Supplied data:
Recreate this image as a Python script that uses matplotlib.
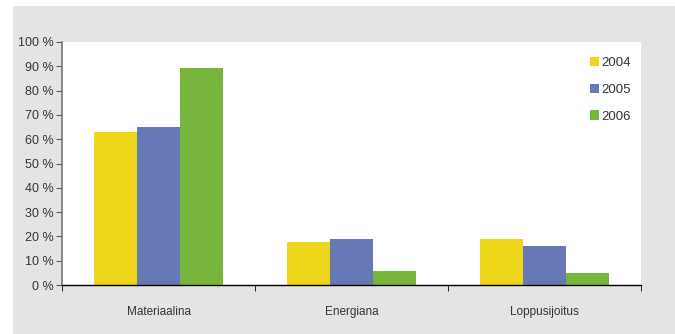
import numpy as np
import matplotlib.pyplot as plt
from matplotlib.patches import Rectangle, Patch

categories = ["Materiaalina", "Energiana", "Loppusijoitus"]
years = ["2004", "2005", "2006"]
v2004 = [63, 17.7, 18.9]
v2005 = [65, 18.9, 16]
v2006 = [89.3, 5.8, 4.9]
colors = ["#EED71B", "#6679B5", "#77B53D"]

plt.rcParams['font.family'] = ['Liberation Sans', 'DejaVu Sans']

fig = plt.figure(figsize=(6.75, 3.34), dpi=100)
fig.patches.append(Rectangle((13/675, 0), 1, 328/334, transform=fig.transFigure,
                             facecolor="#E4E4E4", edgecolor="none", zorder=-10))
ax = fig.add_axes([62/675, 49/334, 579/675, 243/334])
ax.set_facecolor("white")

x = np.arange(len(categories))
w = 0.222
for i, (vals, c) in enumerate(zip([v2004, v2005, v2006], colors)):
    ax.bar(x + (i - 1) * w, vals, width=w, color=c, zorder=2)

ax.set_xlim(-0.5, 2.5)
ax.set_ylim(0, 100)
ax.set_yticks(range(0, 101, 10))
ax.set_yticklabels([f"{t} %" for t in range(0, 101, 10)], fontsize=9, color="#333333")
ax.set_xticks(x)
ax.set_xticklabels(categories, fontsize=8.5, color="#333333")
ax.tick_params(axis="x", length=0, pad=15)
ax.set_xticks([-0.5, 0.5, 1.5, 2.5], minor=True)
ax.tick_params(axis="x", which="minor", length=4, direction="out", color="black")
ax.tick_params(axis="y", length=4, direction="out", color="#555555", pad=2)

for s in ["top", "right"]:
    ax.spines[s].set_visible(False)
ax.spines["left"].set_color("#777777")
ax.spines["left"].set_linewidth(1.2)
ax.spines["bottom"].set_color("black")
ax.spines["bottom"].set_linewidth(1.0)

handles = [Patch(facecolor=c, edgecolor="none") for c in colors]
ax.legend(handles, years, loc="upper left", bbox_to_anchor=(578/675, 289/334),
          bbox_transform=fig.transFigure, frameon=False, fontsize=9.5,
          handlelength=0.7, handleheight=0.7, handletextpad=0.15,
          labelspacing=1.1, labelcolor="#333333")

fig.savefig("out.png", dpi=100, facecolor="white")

The request: Repeat the listing above exactly from its first line to the line containing "ax.bar(x + (i", both included, and omit the pictures.

Result:
Recreate this image as a Python script that uses matplotlib.
import numpy as np
import matplotlib.pyplot as plt
from matplotlib.patches import Rectangle, Patch

categories = ["Materiaalina", "Energiana", "Loppusijoitus"]
years = ["2004", "2005", "2006"]
v2004 = [63, 17.7, 18.9]
v2005 = [65, 18.9, 16]
v2006 = [89.3, 5.8, 4.9]
colors = ["#EED71B", "#6679B5", "#77B53D"]

plt.rcParams['font.family'] = ['Liberation Sans', 'DejaVu Sans']

fig = plt.figure(figsize=(6.75, 3.34), dpi=100)
fig.patches.append(Rectangle((13/675, 0), 1, 328/334, transform=fig.transFigure,
                             facecolor="#E4E4E4", edgecolor="none", zorder=-10))
ax = fig.add_axes([62/675, 49/334, 579/675, 243/334])
ax.set_facecolor("white")

x = np.arange(len(categories))
w = 0.222
for i, (vals, c) in enumerate(zip([v2004, v2005, v2006], colors)):
    ax.bar(x + (i - 1) * w, vals, width=w, color=c, zorder=2)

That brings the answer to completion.